One theoretical frame for this chapter’s account of Morris’s experiments at Kelmscott has been the “materiality theory” implicitly offered by Armstrong, Roberts, and Price. It would be a mistake, though, to neglect Morris’s relationship to the wider world of Victorian print publication in all of its rapidity and profusion. Elizabeth Miller’s Slow Print (2013) explores various ways the late Victorian radical left sought political and aesthetic alternatives to the free flow of (commercialized) information and entertainment that by the end of the century defined the print-mediated liberal public sphere. Miller is interested in the bitter knowledge, beginning among mid-nineteenth-century radicals and socialists, that the “free press and free print” maxims of the earlier radical age had little relevance in a society where not the state but the commercial organs of publication exercised dominance over the circulation of ideas and of art.40 Socialists, anarchists, communists, and other opponents of class-divided liberal polity faced a promiscuous market-driven publication model that did not silence political dissent, but simply drowned it out in a raucous commercially motivated chorus.41
Faced with that exclusion by profusion, what were radicals to do? Morris’s poignant description of the “desolate freedom” that Commonweal had found outside the realm of widely circulating periodicals suggests the set of left-wing innovations that Miller sets out to explore: forms that avoided “selling out” partly by avoiding successful selling altogether. Miller’s account of Morris as aspiring to slowness may not be a complete explanation for the movement between new and old that I have been trying to map, nor the inward tension Morris discerns between the “epical” and “ornamental” aspects of a book. Like the notion of emergent residualism and May Morris’s notion of the “new-old industry,” however, Miller’s account of the appeal of “slow print” for Morris and his cadre sheds light on Morris’s use of a medieval craft legacy to fabricate books for a new century. Noticing the appeal of slow print in a rapid age also allows us to consider, as Roberts puts it, how the “friction” of the conditions of production can be registered “not only on the outsides but also on the insides” of artworks: not only in what they materially are but also how they depict the conditions of their work of representation. Parsing that inside aspect of Morris’s work requires noticing his sense that every artwork has to be understood as partially escaping from its own day—and also partially lodged within the material world from which it arose.

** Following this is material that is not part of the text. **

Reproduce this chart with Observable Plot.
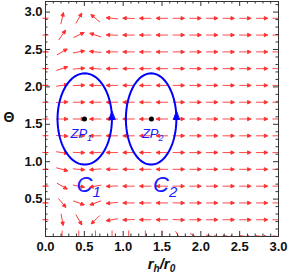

In fact, long before Morris himself had made use of magic lanterns for design purposes, he had already explored their use as a metaphor for grasping the artwork’s semi-detached relationship to its own day and place. The Prologue of his early epic poem The Earthly Paradise (1868–70) makes the metaphor explicit:
Folk say, a wizard to a northern king
At Christmas-tide such wondrous things did show,
That through one window men beheld the spring,
And through another saw the summer glow,
And through a third the fruited vines a-row,
While still, unheard, but in its wonted way,
Piped the drear wind of that December day.
So with this Earthly Paradise it is,
If ye will read aright, and pardon me,
Who strive to build a shadowy isle of bliss
Midmost the beating of the steely sea.42
The wintry blast that shakes the outside of the king’s hall (and, implicitly, shakes the outside of Morris’s own poem) stands in a fascinating relationship to the visions of the other three seasons that the wizard has “show[n]” against the hall’s windows. Kirchoff reads Morris as proposing that “an awareness of the limits of art is necessary if we are to understand its strength.”43 We might also note that this shadowy isle of bliss, projected on three windows but incapable of silencing the ambient sounds of winter, is very like a description of a magic-lantern show, which allows audiences the glories offered through the eye, a glimpse into another world, without allowing them to tune out the sound or the chill of the actual world behind.44
Two decades later, conjuring up visions of medieval books out of the slides that Emery Walker projected, Morris was again thinking about the relationship between a shadowy isle of bliss and the steely sea of a world filled with injustice and oppression. The world as it actually was to Morris in 1888 seemed a far cry from the idylls up on the screen. Turning those glowing images to ink-and-paper actuality, then, restores the sensation of partial remove that first arose when the wintry blast of everyday, rundown Victorian England roared behind the screens on which those images sunnily glowed.
Morris is a linchpin for a project that aims to grasp what impact ostensibly external factors like changing conceptions of visual technology and changing modes of publication had upon prose fiction’s crooked path through the nineteenth century. His musings on the lantern-slide quality of all fabulation are as crucial as his theory of the relationship between “epical” and “ornamental” in the book arts. Together, they suggest how consistently Morris strove to reconcile his image of aesthetics as a realm apart with his concrete practical knowledge of how any product of his hands was destined for a present-day audience in search of the partial retreat that the “epical” and the “ornamental” might supply.
To think of Morris as a writer of romances or of fantasy is not only to mark the ways in which his late works deviated from the fictional norms of the day, it is also to hint at a link between his socialist vision for artistic emancipation and the aspirations of a young writer whose rise to fame came just as Morris died. The “scientific romances” of H. G. Wells belong in the same kind of netherworld that Morris’s Kelmscott Press had triumphantly constructed. Raymond Williams influentially concluded that the main accomplishment of Wells is to loose on British letters a “confusion of forms.” If so, it is a confusion that may owe a great deal to the conglomerated work of the various “lesser arts” that William Morris drew together to build a “shadowy isle of bliss” in his Kelmscott books.